Insurance

HMO Liability for Injuries on Denials of Coverage

Have you been injured or lost a loved one because a health maintenance organization ("HMO") delayed or denied a test, referral, or treatment? It's understandable to feel angry and want to sue the HMO for their part in the injury or death. But it's a lot more difficult than you might expect to successfully sue an HMO.

Can You Sue an HMO? Maybe

Many of us, especially if we work or are dependent on someone who does, belong to an HMO. HMOs often provide the health care benefits some workers receive. This is the reason why, in most states, you can't sue an HMO if you're injured by a denial of treatment or other problem.

Many courts have ruled that HMOs can't be sued for negligence or malpractice. They've ruled that HMOs are an employee benefit plan covered by the federal Employment Retirement Income Security Act of 1974 ("ERISA"). This means the doctrine of federal preemption applies. State law doesn't apply to employee benefit plans.
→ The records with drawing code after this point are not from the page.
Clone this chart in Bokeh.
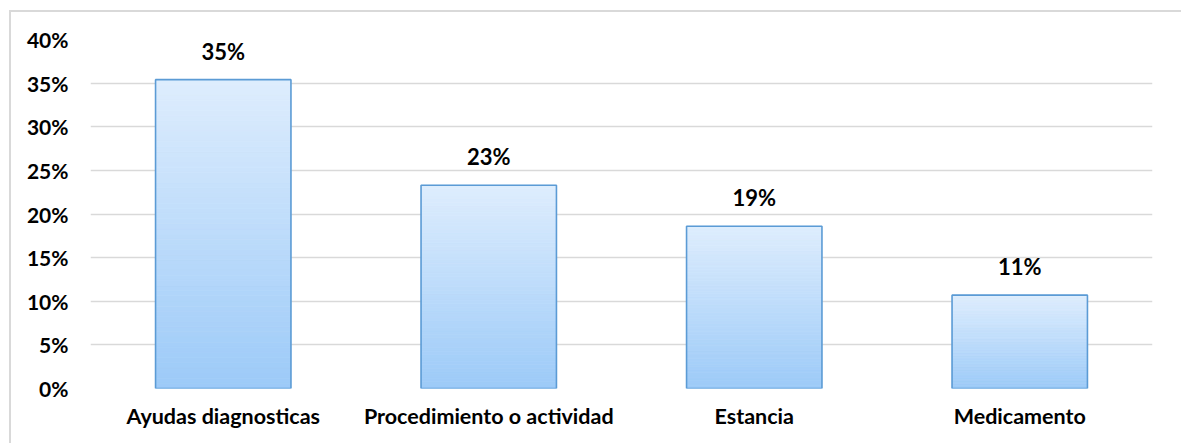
from bokeh.plotting import figure
from bokeh.models import ColumnDataSource, FixedTicker, CustomJSTickFormatter
from bokeh.core.properties import value as pv
from bokeh.embed import file_html
from bokeh.resources import INLINE
import numpy as np

categories = ["Ayudas diagnosticas", "Procedimiento o actividad", "Estancia", "Medicamento"]
values = [35.4, 23.3, 18.6, 10.7]  # percent
y_ticks = [0, 5, 10, 15, 20, 25, 30, 35, 40]

FONT = "Lato"
TOP_C = np.array([0xde, 0xed, 0xfd])
BOT_C = np.array([0x9c, 0xca, 0xf8])

p = figure(x_range=categories, y_range=(0, 40),
           frame_width=1062, frame_height=349,
           min_border_left=79, min_border_right=29, min_border_top=27, min_border_bottom=55,
           output_backend="svg", toolbar_location=None)
p.styles = {"margin-left": "9px", "margin-top": "10px",
            "border-left": "2px solid #d9d9d9", "border-top": "2px solid #d9d9d9",
            "border-right": "1px solid #ececec"}

# gradient bars built from thin slices
N = 60
xs, bots, tops, cols = [], [], [], []
for c, v in zip(categories, values):
    for i in range(N):
        b = v * i / N
        t = v * (i + 1) / N
        f = (i + 0.5) / N  # 0 bottom -> 1 top
        rgb = BOT_C + (TOP_C - BOT_C) * f
        xs.append(c); bots.append(b); tops.append(t)
        cols.append("#%02x%02x%02x" % tuple(int(round(x)) for x in rgb))
p.vbar(x=xs, bottom=bots, top=tops, width=0.508, fill_color=cols,
       line_color=cols, line_width=0.8)

src = ColumnDataSource(dict(cat=categories, val=values,
                            lab=["%d%%" % round(v) for v in values]))
p.vbar(x="cat", top="val", bottom=0, width=0.51, source=src,
       fill_color=None, line_color="#5b9bd5", line_width=1.6)
p.text(x="cat", y="val", text="lab", source=src, text_align="center",
       text_baseline="bottom", y_offset=-15, text_font_size="22px",
       text_font=pv(FONT), text_font_style="bold", text_color="#000000")

p.yaxis.ticker = FixedTicker(ticks=y_ticks)
p.yaxis.formatter = CustomJSTickFormatter(code="return tick + '%';")

for ax in (p.xaxis, p.yaxis):
    ax.axis_line_color = None
    ax.major_tick_line_color = None
    ax.minor_tick_line_color = None
    ax.major_label_text_font = FONT
    ax.major_label_text_font_style = "bold"
    ax.major_label_text_font_size = "21px"
    ax.major_label_text_color = "#000000"
p.yaxis.major_label_standoff = 16
p.xaxis.major_label_standoff = 8
p.xaxis.major_label_text_font_size = "21.5px"

p.xgrid.grid_line_color = None
p.ygrid.ticker = FixedTicker(ticks=y_ticks)
p.ygrid.grid_line_color = "#d9d9d9"
p.ygrid.grid_line_width = 1.6
p.outline_line_color = None
p.background_fill_color = "white"
p.border_fill_color = "white"

open("out.html", "w").write(file_html(p, INLINE))
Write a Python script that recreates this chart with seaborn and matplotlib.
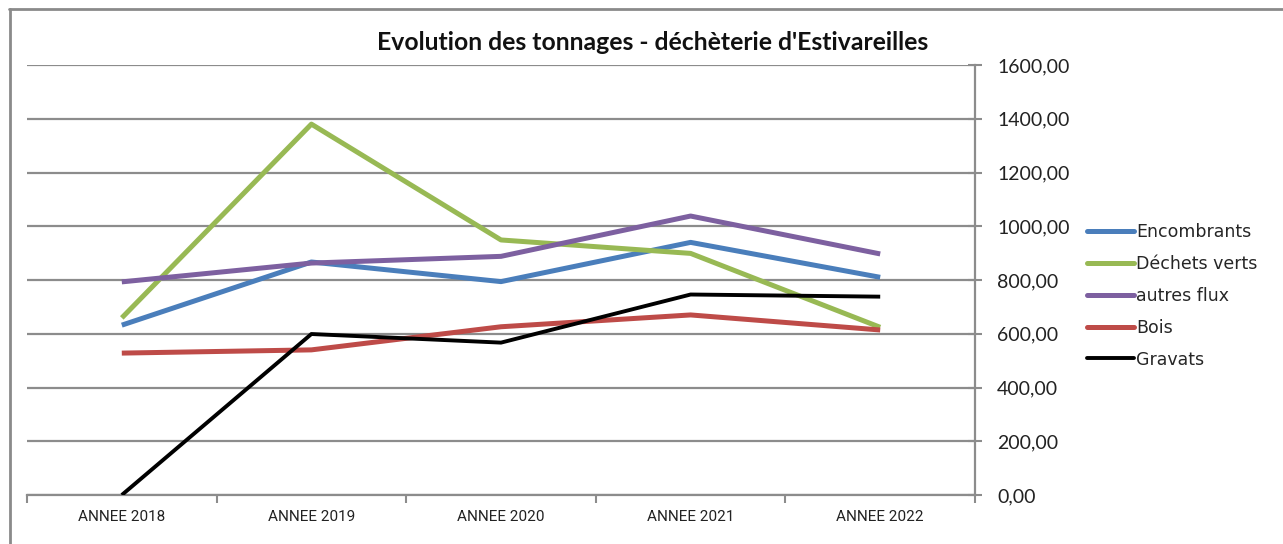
import pandas as pd
import matplotlib.pyplot as plt
import matplotlib.lines as mlines
from matplotlib.ticker import FuncFormatter, FixedLocator
import seaborn as sns

# Data (tonnes)
annees = ["ANNEE 2018", "ANNEE 2019", "ANNEE 2020", "ANNEE 2021", "ANNEE 2022"]
encombrants = [632, 867, 794, 940, 810]
dechets_verts = [659, 1380, 949, 899, 624]
autres_flux = [793, 863, 888, 1038, 897]
bois = [528, 540, 626, 670, 614]
gravats = [0, 599, 567, 746, 738]

series = ["Encombrants", "Déchets verts", "autres flux", "Bois", "Gravats"]
colors = ["#4A7EBB", "#98B954", "#7D60A0", "#BE4B48", "#000000"]
widths = [3.6, 3.6, 3.6, 3.6, 2.8]

df = pd.DataFrame({"annee": annees, "Encombrants": encombrants, "Déchets verts": dechets_verts,
                   "autres flux": autres_flux, "Bois": bois, "Gravats": gravats})
long_df = df.melt(id_vars="annee", var_name="flux", value_name="tonnes")

sns.set_theme(style="white")
plt.rcParams['font.family'] = ['Lato', 'DejaVu Sans']

fig = plt.figure(figsize=(12.83, 5.44), dpi=100)
ax = fig.add_axes([27 / 1283, 1 - 495 / 544, (975 - 27) / 1283, 430 / 544])

grid_color = "#8C8C8C"
for name, col, lw in zip(series, colors, widths):
    sub = long_df[long_df["flux"] == name]
    sns.lineplot(data=sub, x="annee", y="tonnes", color=col, linewidth=lw, ax=ax,
                 legend=False, zorder=3, solid_capstyle="butt")

ax.set_xlim(-0.5, 4.5)
ax.set_ylim(0, 1600)
ax.set_xlabel("")
ax.set_ylabel("")

# y axis on the right, french decimal format
ax.yaxis.tick_right()
ax.set_yticks(range(0, 1601, 200))
ax.yaxis.set_major_formatter(FuncFormatter(lambda v, p: f"{v:.2f}".replace(".", ",")))
ax.tick_params(axis="y", which="major", direction="inout", length=10, width=1.5, color=grid_color,
               labelsize=14, pad=11, labelcolor="#222222")

ax.set_xticks(range(5))
ax.set_xticklabels(annees, fontsize=11, family="Roboto", color="#222222")
ax.xaxis.set_minor_locator(FixedLocator([-0.5, 0.5, 1.5, 2.5, 3.5, 4.5]))
ax.tick_params(axis="x", which="major", length=0, pad=11)
ax.tick_params(axis="x", which="minor", bottom=True, direction="out", length=6, width=1.5, color=grid_color)

ax.grid(axis="y", color=grid_color, linewidth=1.6, zorder=1)
ax.grid(axis="x", visible=False)
for side in ["left", "top"]:
    ax.spines[side].set_visible(False)
for side in ["right", "bottom"]:
    ax.spines[side].set_color(grid_color)
    ax.spines[side].set_linewidth(1.6)

fig.text(653 / 1283, 1 - 42 / 544, "Evolution des tonnages - déchèterie d'Estivareilles",
         ha="center", va="center", fontsize=17.8, fontweight="bold", color="#111111")

handles = [mlines.Line2D([], [], color=c, linewidth=lw) for c, lw in zip(colors, widths)]
fig.legend(handles, series, loc="upper left", bbox_to_anchor=(1087 / 1283, 1 - 223 / 544),
           frameon=False, handlelength=2.7, handletextpad=0.15, labelspacing=0.8,
           borderpad=0, borderaxespad=0, prop={"family": "DejaVu Sans", "size": 12.5})

# chart border
border = "#8A8A8A"
fig.add_artist(mlines.Line2D([9 / 1283, 1], [1 - 9 / 544, 1 - 9 / 544], color=border, linewidth=2,
                             transform=fig.transFigure))
fig.add_artist(mlines.Line2D([10 / 1283, 10 / 1283], [0, 1 - 9 / 544], color=border, linewidth=2,
                             transform=fig.transFigure))

fig.savefig("out.png", dpi=100, facecolor="white")
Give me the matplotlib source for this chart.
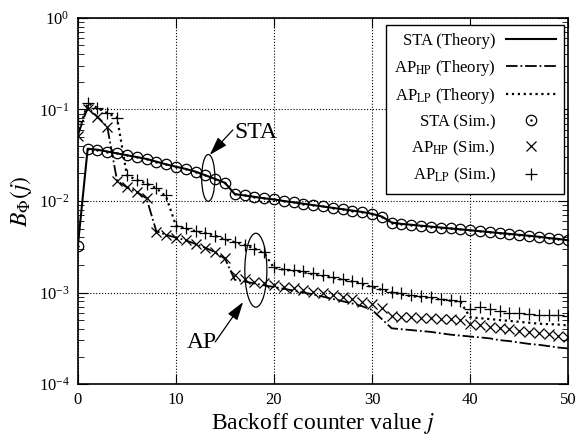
import numpy as np
import matplotlib
matplotlib.use('Agg')
import matplotlib.pyplot as plt
from matplotlib.patches import Ellipse
from matplotlib.lines import Line2D

plt.rcParams['font.family'] = ['Liberation Serif', 'DejaVu Serif']
plt.rcParams['mathtext.fontset'] = 'stix'

# backoff counter values
j = np.arange(0, 51)

# STA (theory and simulation lie on top of each other)
sta = [0.00324, 0.0372, 0.0363, 0.0347, 0.0331, 0.0316, 0.0302, 0.0288, 0.0269, 0.0251,
       0.0237, 0.0224, 0.0209, 0.0191, 0.0174, 0.0158, 0.0119, 0.0115, 0.0111, 0.0107,
       0.0104, 0.0100, 0.00966, 0.00933, 0.00902, 0.00871, 0.00841, 0.00813, 0.00785, 0.00759,
       0.00724, 0.00676, 0.00582, 0.00562, 0.00550, 0.00537, 0.00525, 0.00513, 0.00501, 0.00490,
       0.00479, 0.00468, 0.00457, 0.00447, 0.00437, 0.00427, 0.00417, 0.00407, 0.00394, 0.00385,
       0.00372]

# AP high priority
ap_hp_theory = [0.0525, 0.105, 0.0832, 0.0646, 0.0166, 0.0141, 0.0126, 0.0107, 0.00468, 0.00427,
                0.00398, 0.00372, 0.00339, 0.00309, 0.00275, 0.00234, 0.00138, 0.00132, 0.00126, 0.00120,
                0.00115, 0.00110, 0.00105, 0.00100, 0.000955, 0.000902, 0.000851, 0.000804, 0.000759, 0.000708,
                0.000646, 0.000513, 0.000407, 0.000398, 0.000389, 0.000380, 0.000372, 0.000359, 0.000347, 0.000339,
                0.000331, 0.000324, 0.000316, 0.000302, 0.000295, 0.000285, 0.000275, 0.000269, 0.000260, 0.000251,
                0.000245]
ap_hp_sim = [0.051, 0.102, 0.083, 0.0646, 0.0166, 0.0141, 0.0126, 0.0107, 0.00462, 0.00427,
             0.00398, 0.00372, 0.00339, 0.00309, 0.00275, 0.00240, 0.00155, 0.00141, 0.00132, 0.00126,
             0.00120, 0.00115, 0.00111, 0.00107, 0.00102, 0.000977, 0.000933, 0.000891, 0.000851, 0.000794,
             0.000741, 0.000676, 0.000550, 0.000543, 0.000537, 0.000531, 0.000525, 0.000519, 0.000513, 0.000507,
             0.000457, 0.000437, 0.000422, 0.000407, 0.000398, 0.000385, 0.000372, 0.000363, 0.000351, 0.000339,
             0.000331]

# AP low priority
ap_lp_theory = [0.0525, 0.117, 0.104, 0.0912, 0.0813, 0.0191, 0.0170, 0.0155, 0.0138, 0.0112,
                0.00537, 0.00501, 0.00468, 0.00447, 0.00417, 0.00380, 0.00355, 0.00331, 0.00302, 0.00269,
                0.00186, 0.00178, 0.00172, 0.00166, 0.00158, 0.00151, 0.00145, 0.00138, 0.00132, 0.00123,
                0.00115, 0.00107, 0.00100, 0.000955, 0.000912, 0.000891, 0.000871, 0.000841, 0.000813, 0.000794,
                0.000537, 0.000525, 0.000513, 0.000501, 0.000490, 0.000479, 0.000468, 0.000457, 0.000452, 0.000447,
                0.000437]
ap_lp_sim = [0.074, 0.117, 0.104, 0.0912, 0.0813, 0.0191, 0.0170, 0.0155, 0.0138, 0.0115,
             0.00537, 0.00501, 0.00468, 0.00447, 0.00417, 0.00380, 0.00355, 0.00331, 0.00302, 0.00275,
             0.00191, 0.00182, 0.00176, 0.00170, 0.00162, 0.00155, 0.00148, 0.00141, 0.00135, 0.00126,
             0.00117, 0.00110, 0.00102, 0.000977, 0.000933, 0.000912, 0.000891, 0.000861, 0.000832, 0.000813,
             0.000661, 0.000692, 0.000661, 0.000631, 0.000603, 0.000596, 0.000589, 0.000575, 0.000569, 0.000562,
             0.000550]

fig = plt.figure(figsize=(5.81, 4.36), dpi=100)
ax = fig.add_axes([0.134, 0.119, 0.844, 0.840])

ms = 7.5
ax.plot(j, sta, '-', color='black', lw=1.5)
ax.plot(j, ap_hp_theory, '-.', color='black', lw=1.3)
ax.plot(j, ap_lp_theory, ':', color='black', lw=1.6)
ax.plot(j, sta, 'o', mfc='none', mec='black', ms=ms, mew=0.9)
ax.plot(j, sta, '.', color='black', ms=1.5)
ax.plot(j, ap_hp_sim, 'x', color='black', ms=ms, mew=0.9)
ax.plot(j, ap_lp_sim, '+', color='black', ms=ms + 1, mew=0.9)

ax.set_yscale('log')
ax.set_xlim(0, 50)
ax.set_ylim(1e-4, 1)
ax.set_xticks([0, 10, 20, 30, 40, 50])
ax.grid(True, which='major', linestyle=':', color='black', lw=0.8)
ax.tick_params(which='both', direction='in', top=True, right=True, labelsize=12)
ax.tick_params(which='major', length=7, pad=6)
ax.tick_params(which='minor', length=4)
for s in ax.spines.values():
    s.set_linewidth(1.2)

ax.set_xlabel('Backoff counter value $j$', fontsize=17, labelpad=2)
ax.set_ylabel(r'$B_{\Phi}(j)$', fontsize=17, labelpad=3)

# annotations
arrow = dict(arrowstyle='-|>,head_length=0.7,head_width=0.22', color='black', lw=0.9,
             shrinkA=0, shrinkB=0, mutation_scale=16)
ax.add_patch(Ellipse((0.266, 0.563), 0.027, 0.128, transform=ax.transAxes,
                     fill=False, ec='black', lw=0.9))
ax.add_patch(Ellipse((0.363, 0.311), 0.045, 0.202, transform=ax.transAxes,
                     fill=False, ec='black', lw=0.9))
ax.annotate('', xy=(0.269, 0.626), xytext=(0.316, 0.694), xycoords='axes fraction',
            textcoords='axes fraction', arrowprops=arrow)
ax.annotate('', xy=(0.337, 0.224), xytext=(0.280, 0.115), xycoords='axes fraction',
            textcoords='axes fraction', arrowprops=arrow)
ax.text(0.320, 0.672, 'STA', transform=ax.transAxes, fontsize=17, ha='left', va='baseline')
ax.text(0.222, 0.098, 'AP', transform=ax.transAxes, fontsize=17, ha='left', va='baseline')

# legend
handles = [
    Line2D([], [], color='black', lw=1.5, ls='-'),
    Line2D([], [], color='black', lw=1.3, ls='-.'),
    Line2D([], [], color='black', lw=1.6, ls=':'),
    (Line2D([], [], ls='none', marker='o', mfc='none', mec='black', ms=ms, mew=0.9),
     Line2D([], [], ls='none', marker='.', color='black', ms=1.5)),
    Line2D([], [], ls='none', marker='x', color='black', ms=ms, mew=0.9),
    Line2D([], [], ls='none', marker='+', color='black', ms=ms + 1, mew=0.9),
]
labels = ['STA (Theory)', r'AP$_{\rm HP}$ (Theory)', r'AP$_{\rm LP}$ (Theory)',
          'STA (Sim.)', r'AP$_{\rm HP}$ (Sim.)', r'AP$_{\rm LP}$ (Sim.)']
leg = ax.legend(handles, labels, loc='upper right', bbox_to_anchor=(0.992, 0.981),
                borderaxespad=0, markerfirst=False, fancybox=False, framealpha=1,
                edgecolor='black', fontsize=12, handlelength=3.0, labelspacing=0.5,
                handletextpad=0.6, borderpad=0.5)
leg.get_frame().set_linewidth(1.0)
for col in leg._legend_handle_box.get_children():
    col.align = 'right'

fig.savefig('out.png', dpi=100)
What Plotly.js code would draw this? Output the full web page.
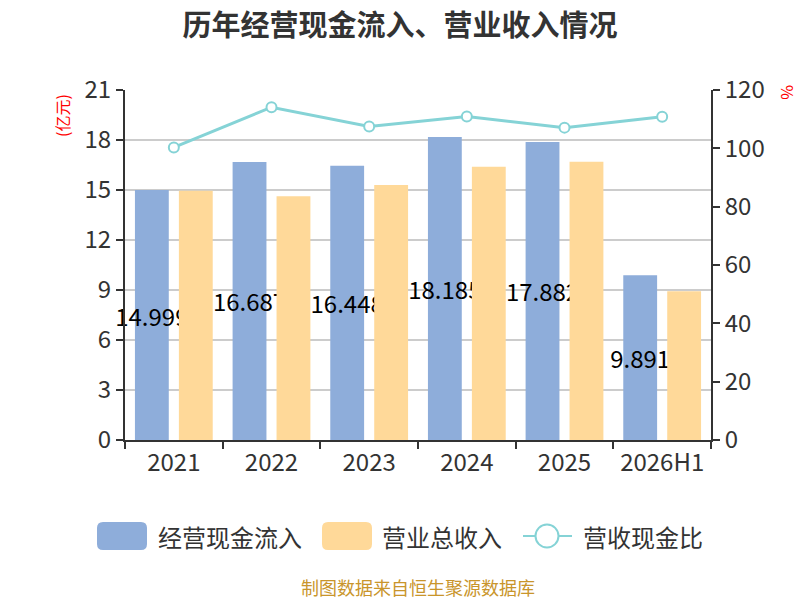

So ERISA provides the only rights members of HMOs have. ERISA doesn't allow plan participants to recover money for denials of coverage.This means you can only bring a lawsuit in state court against the doctor, not the HMO.

Other courts though have ruled differently. In at least eight states - Arizona, California, Georgia, Maine, Oklahoma, Texas, Washington and West Virginia - you can sue HMOs in medical malpractice cases. If this seems odd, it is. The law hasn't been decided by the US Supreme Court. Until it has, this difference in how lower courts view ERISA can continue.

Some state laws hold health plans liable for patient harm when they have failed to exercise what's called ordinary care in making treatment decisions. This makes HMO plans liable for harm caused by treatment decisions made by employees, agents or representatives over whom they had influence or control. And in some states, HMOs can't drop a doctor from its panels or refuse to renew a doctor's contract because he or she stuck up for a patient.

Possible Claims against HMOs

If you're lucky enough to live in one of the states that allows lawsuits against HMOs, you may be able to sue for malpractice if you can show that your HMO or insurance company:

  • Denied medical care you needed or delayed approving medical tests or other treatment
  • And the delay or denial caused your injury

What You Can Sue For

In states allowing lawsuits against HMOs, you can recover for several items. These include the cost of additional medical treatment, lost wages (current and future) and the pain and suffering resulting from your injuries. In some states, you may also be able to recover punitive damages. These are allowed to punish the HMO or insurance company for outrageous practices.

If you believe an HMO or insurance company has injured you or a loved one, it's best to consult with an attorney right away, as there are often short time limitations on when you can bring a lawsuit. Once those time deadlines have run, you won't be able to sue the HMO.

Questions for Your Attorney

  • How do I appeal a denial of coverage or treatment?
  • If I live in a state where I can't sue an HMO for denial of coverage, can I sue in a state that allows such suits?
  • Do the same rules apply to non-HMO providers, like group health insurance?